I’ll let you in on a little secret: I’m not the first in my group of friends to get divorced. In fact, out of a really close-knit group of four girlfriends, three of us have split from our husbands. That is higher than the national average, but not really all that unusual. We each ended up single again at different times and for different reasons, but given that we all met at baby group with our firstborns, it is a bit surprising that within a decade only one of us is still married.
Each of us is different, and has handled our separation differently, too. My friend Audrey was the first to separate. Unbelievably, the weekend her husband moved out, she met a new man. He was divorced himself, and they met while dropping their boys off at a birthday party. It was instant attraction, and they headed straight from the party to a coffee date, then to dinner dates, and the rest was history. Straight from one relationship to the next. And for her, the best part of her new relationship was the sex! Her ex had been decidedly cool (read: absent) in the bedroom, and she had hit her sexual prime. Being in a relationship where the sex was exciting, frequent and fun was new and exciting. She was one happy lady.
My friend Kate left her husband and began dating immediately as well. But not just one man – she seemed out to prove the maxim that there are, indeed, many fish in the sea! She went to clubs and met men. She went to internet dating sites and met men. She got asked out at the grocery store, she got asked out at Starbucks. And she went out – lots. And yes, she slept with a number of the men she dated as well.
So: that’s my two girlfriends, single and sexy. But what about me?
The truth is, I’m afraid to be sexually involved again. First of all, I am not, and have never been, interested in casual sex. So I wouldn’t be following Kate’s lead. I don’t judge her: she was safe – every time – and it was her comfort zone. And actually, it was fun to hear about her adventures! But it’s just not my comfort zone. And to be honest, although I personally feel better having sex be part of a longer-term relationship, I am not interested in following Audrey’s lead (yet) either.

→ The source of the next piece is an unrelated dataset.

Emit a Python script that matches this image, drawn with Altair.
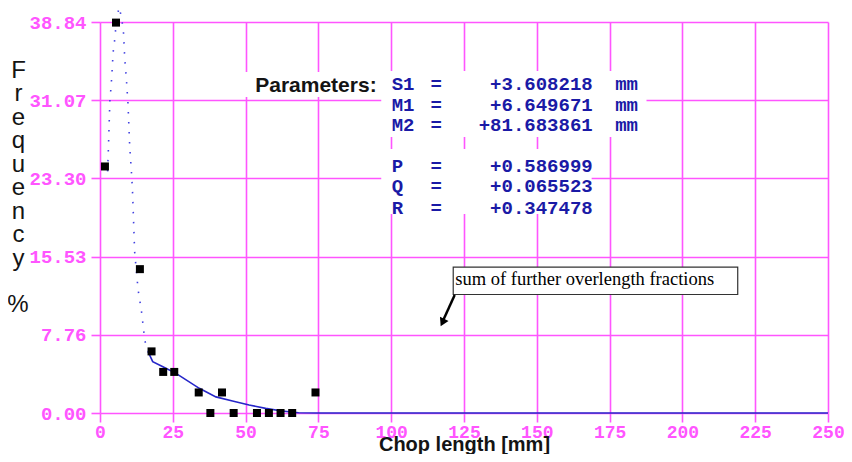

It’s just this. I’m afraid of making all the same mistakes I made the first time. I’m afraid of settling. Of making myself so vulnerable and afraid of loss that I live my life in denial. Also: the intimacy involved in a sexual relationship is – for me – intense. I just don’t know if I’m ready to be that vulnerable again. Also there’s this: I’m not as young as I once was. I’ve given birth to two children. I’ve breastfed two children. That does things to your sexy parts, you know?
There are just so many things to worry about, to be scared about. I’m definitely eager to meet someone special – to spend time with a man again. It’s just that I’m also equally scared to get into the bedroom.
Lon Adame says
How do i get over a bad relationship?
Keva Georges says
Is this a bad sign for a relationship?
Claire says
Gravity is NOT my friend, Alice. No…not at all!
Claire says
Being happy=being sexy…I like that equation. Thanks Nancy!
Claire says
Thanks for the vote of confidence, Sara!
Claire says
Tracey, that’s a good point! Actually, my friend Kate found it really empowering to go to bed with some new lovers, because it helped her love her body again too.
Nancy says
Claire- I understand everything that you say as a single person after being married for so long. But I really do equate sexy with happy and if you are happy you are sexy. Let the world see this.
Nancy says
I get everything you are saying Claire and all of it is so true. However, being happy is the sexiest thing on earth – so I find myself in my lsate 40’s feeling the sexiest I have ever felt.
If you are truly happy – see that as sexy – and everyone else will see it too.
good luck and have fun with it.
Sara says
Hey Claire! I love the honesty in your post! Being that I’m in a non self-imposed dry spell of EPIC proportions right now…I’m almost in the same boat as you – I feel nervous at the prospect as it’s been so long…have I lost my ‘touch’?! Take your time…you’ll get there!
Tracey says
This must be a bit scary! But, I don’t know if many men ask women to leave their beds… I think most men feel kinda lucky to have a naked woman anywhere near them – and I think men are often nervous too. You’ll navigate that part when you meet someone you like enough, I reckon. Good luck… and have fun!!
Alice says
I can TOTALLY understand that. None of my bits are what they once were!